On a Quiet Porch in East Nashville


     Ivory peeks in from the face of a pale moon. It kisses the curves of Neta's face as her plump,
her cherry, her glistening martini lips part for sighing breaths and belly laughs. She is pomegranate and gold; she is goddess with her curly coif and glamour with her gestures bold, and gestures broad. She is brash. She is acute. Honesty rises and falls inside the walls of her chest--breathes up from behind her collarbone. Her eyes are clear. Her charisma spirals up into the clarity of a still night. We sit folded, and in anticipation--like children--as the stars transfix themselves like illuminated cut-outs against the silk of a navy sky.
  She beams and arches her eyebrow sarcastically, at the interruptions of his voice.

  He is all there.
  I observe him as he reclines casually in his navy, velvet chair.
  He is rugged, and denim. Wisdom hangs itself upon his brow; softness kisses his face. His voice growls up from his Bourbon belly. And he's right about everything. And I want him to always be right...about everything. His chest is a home with a wrap around porch, with loved in couches, and worn in wool throws. I am enamored by his rugged hands that graze his lips as he inhales the coated smoke of a late winter and a Liga Privada.
   Toward my right he poses the question: "So, what is your post graduation plan?" I listen to Kacy's answer. It is flooded with Italy, and unending roads to bound down fearlessly.

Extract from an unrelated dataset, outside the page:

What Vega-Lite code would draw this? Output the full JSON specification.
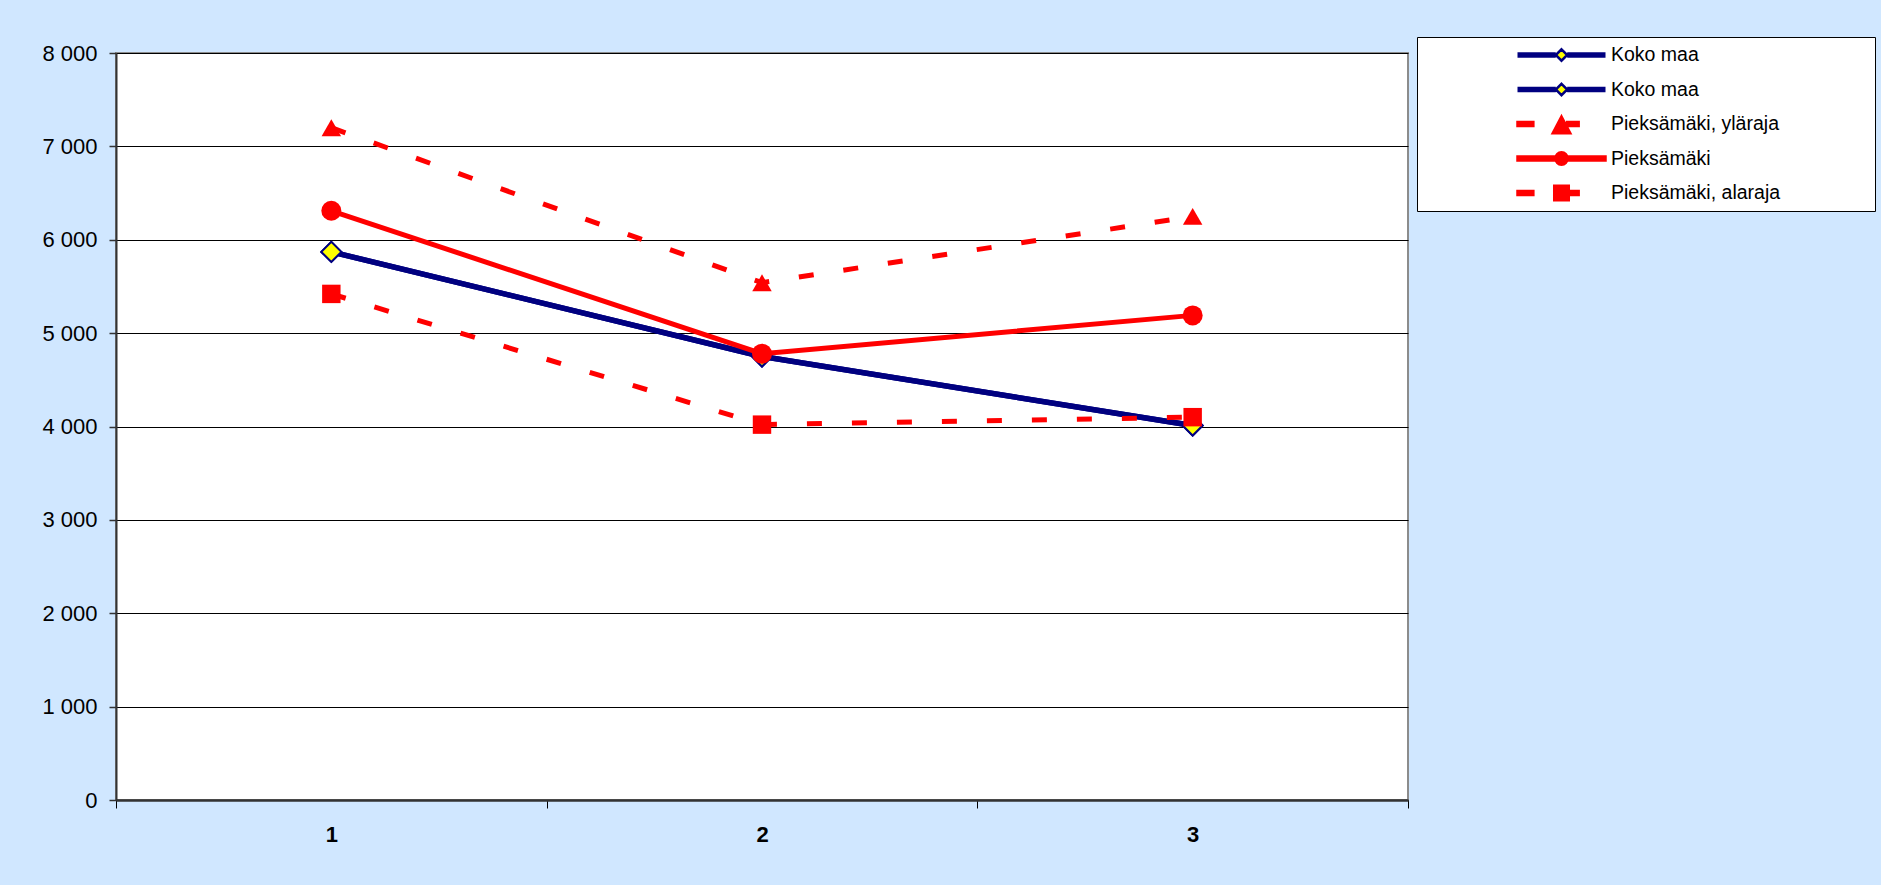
{
  "$schema": "https://vega.github.io/schema/vega-lite/v6.json",
  "width": 1292,
  "height": 747,
  "autosize": {"type": "none"},
  "padding": {"left": 116, "top": 53, "right": 473, "bottom": 85},
  "background": "#d0e7ff",
  "config": {
    "font": "Liberation Sans",
    "view": {"fill": "white", "stroke": "#8c8c8c", "strokeWidth": 2}
  },
  "data": {
    "values": [
      {"series": "Koko maa", "x": "1", "value": 5870},
      {"series": "Koko maa", "x": "2", "value": 4750},
      {"series": "Koko maa", "x": "3", "value": 4010},
      {"series": "Koko maa (2)", "x": "1", "value": 5870},
      {"series": "Koko maa (2)", "x": "2", "value": 4750},
      {"series": "Koko maa (2)", "x": "3", "value": 4010},
      {"series": "Pieksämäki, yläraja", "x": "1", "value": 7200},
      {"series": "Pieksämäki, yläraja", "x": "2", "value": 5540},
      {"series": "Pieksämäki, yläraja", "x": "3", "value": 6250},
      {"series": "Pieksämäki", "x": "1", "value": 6310},
      {"series": "Pieksämäki", "x": "2", "value": 4780},
      {"series": "Pieksämäki", "x": "3", "value": 5190},
      {"series": "Pieksämäki, alaraja", "x": "1", "value": 5420},
      {"series": "Pieksämäki, alaraja", "x": "2", "value": 4020},
      {"series": "Pieksämäki, alaraja", "x": "3", "value": 4100}
    ]
  },
  "encoding": {
    "x": {
      "field": "x",
      "type": "ordinal",
      "scale": {"type": "band", "paddingInner": 0, "paddingOuter": 0},
      "axis": {
        "title": null,
        "labelAngle": 0,
        "labelFont": "Liberation Sans",
        "labelFontSize": 22,
        "labelFontWeight": "bold",
        "labelColor": "#000000",
        "labelPadding": 16,
        "tickBand": "extent",
        "tickSize": 8,
        "tickColor": "#000000",
        "tickWidth": 1,
        "domainColor": "#333333",
        "domainWidth": 2.5,
        "grid": false
      }
    },
    "y": {
      "field": "value",
      "type": "quantitative",
      "scale": {"domain": [0, 8000], "nice": false, "zero": true},
      "axis": {
        "title": null,
        "values": [0, 1000, 2000, 3000, 4000, 5000, 6000, 7000, 8000],
        "labelExpr": "replace(format(datum.value, ','), ',', ' ')",
        "labelFont": "Liberation Sans",
        "labelFontSize": 22,
        "labelColor": "#000000",
        "labelPadding": 12,
        "tickSize": 7,
        "tickColor": "#333333",
        "tickWidth": 1.5,
        "domainColor": "#333333",
        "domainWidth": 2,
        "grid": true,
        "gridColor": "#000000",
        "gridWidth": 1
      }
    }
  },
  "layer": [
    {
      "transform": [{"filter": "indexof(datum.series, 'Koko maa') == 0"}],
      "mark": {"type": "line", "color": "#000080", "strokeWidth": 5.5},
      "encoding": {"detail": {"field": "series"}}
    },
    {
      "transform": [{"filter": "indexof(datum.series, 'Koko maa') == 0"}],
      "mark": {"type": "point", "shape": "diamond", "filled": true, "fill": "#ffff00", "stroke": "#000080", "strokeWidth": 2, "size": 400, "opacity": 1}
    },
    {
      "transform": [{"filter": "datum.series == 'Pieksämäki, yläraja' || datum.series == 'Pieksämäki, alaraja'"}],
      "mark": {"type": "line", "color": "#ff0000", "strokeWidth": 5, "strokeDash": [15, 30], "strokeCap": "butt"},
      "encoding": {"detail": {"field": "series"}}
    },
    {
      "transform": [{"filter": "datum.series == 'Pieksämäki'"}],
      "mark": {"type": "line", "color": "#ff0000", "strokeWidth": 5}
    },
    {
      "transform": [{"filter": "datum.series == 'Pieksämäki, yläraja'"}],
      "mark": {"type": "point", "shape": "triangle-up", "filled": true, "color": "#ff0000", "size": 380, "opacity": 1}
    },
    {
      "transform": [{"filter": "datum.series == 'Pieksämäki'"}],
      "mark": {"type": "point", "shape": "circle", "filled": true, "color": "#ff0000", "size": 400, "opacity": 1}
    },
    {
      "transform": [{"filter": "datum.series == 'Pieksämäki, alaraja'"}],
      "mark": {"type": "point", "shape": "square", "filled": true, "color": "#ff0000", "size": 340, "opacity": 1}
    },
    {
      "mark": {"type": "point", "filled": true, "opacity": 0, "strokeWidth": 2.5},
      "encoding": {
        "shape": {
          "field": "series",
          "type": "nominal",
          "scale": {
            "domain": ["Koko maa", "Koko maa (2)", "Pieksämäki, yläraja", "Pieksämäki", "Pieksämäki, alaraja"],
            "range": [
              "M-1,-0.035H-0.13M-1,0H-0.13M-1,0.035H-0.13M0.13,-0.035H1M0.13,0H1M0.13,0.035H1M0,-0.13L0.13,0L0,0.13L-0.13,0Z",
              "M-1,-0.035H-0.13M-1,0H-0.13M-1,0.035H-0.13M0.13,-0.035H1M0.13,0H1M0.13,0.035H1M0,-0.13L0.13,0L0,0.13L-0.13,0Z",
              "M-1,-0.045H-0.64V0.045H-1Z M0,-0.17L0.2,0.21L-0.2,0.21Z M0.13,-0.045H0.39V0.045H0.13Z",
              "M-1,-0.045H-0.14V0.045H-1Z M0.14,-0.045H1V0.045H0.14Z M-0.14,0A0.14,0.14,0,1,0,0.14,0A0.14,0.14,0,1,0,-0.14,0Z",
              "M-1,-0.045H-0.64V0.045H-1Z M-0.165,-0.165H0.165V0.165H-0.165Z M0.17,-0.045H0.39V0.045H0.17Z"
            ]
          },
          "legend": {
            "title": "Koko maa",
            "titleOrient": "right",
            "titleAngle": 0,
            "titleFontSize": 19,
            "titlePadding": 0,
            "titleOpacity": 0,
            "titleColor": "#ffffff",
            "orient": "none",
            "legendX": 1301,
            "legendY": -16,
            "padding": 4,
            "clipHeight": 28,
            "symbolSize": 7744,
            "symbolStrokeWidth": 2.5,
            "symbolOffset": 95,
            "labelOffset": 4,
            "labelFont": "Liberation Sans",
            "labelFontSize": 19.5,
            "labelColor": "#000000",
            "labelLimit": 0,
            "labelExpr": "indexof(datum.value, 'Koko maa') == 0 ? 'Koko maa' : datum.value",
            "rowPadding": 6.5,
            "strokeColor": "#000000",
            "fillColor": "#ffffff",
            "symbolOpacity": 1
          }
        },
        "fill": {
          "field": "series",
          "type": "nominal",
          "scale": {
            "domain": ["Koko maa", "Koko maa (2)", "Pieksämäki, yläraja", "Pieksämäki", "Pieksämäki, alaraja"],
            "range": ["#ffff00", "#ffff00", "#ff0000", "#ff0000", "#ff0000"]
          }
        },
        "stroke": {
          "field": "series",
          "type": "nominal",
          "scale": {
            "domain": ["Koko maa", "Koko maa (2)", "Pieksämäki, yläraja", "Pieksämäki", "Pieksämäki, alaraja"],
            "range": ["#000080", "#000080", "#ff0000", "#ff0000", "#ff0000"]
          }
        }
      }
    }
  ]
}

I gaze up into the night and reflect on when he asked me the same question. He doesn't know that in the small compilation of a few short weeks my answer has dramatically changed. I observe his slooping stoop, the foundational cracks in his concrete paths, the glow of his translucent twinkle lights, and the bridges of his white french door frames.

   "This."
    I respond to myself.
    So much of my life I have merely existed. I have hid between the crevices of fear and mundane expectation. My post graduation plan is to have at least one lopping futon and endless grilled cheeses, to be a refuge for all friends in the fray of melancholy, to bathe my loved ones in berry wine, and to always be able to recommend a new book to read.
      I want to live a full life with peculiar art, and oddly shaped vases, with full cookie jars and breakfast tables full of faces. I want to work to live and never live to work. I want to never find myself between the rigid lines of calculations, or heavy laden beneath the weight of all the days that I never lived. I want to ignite the days with exuberant love, until chaos finds still moments, and conflict encounters resolve, until irrationality reaches the quiet arms of reason, and all the broken bows have made amends.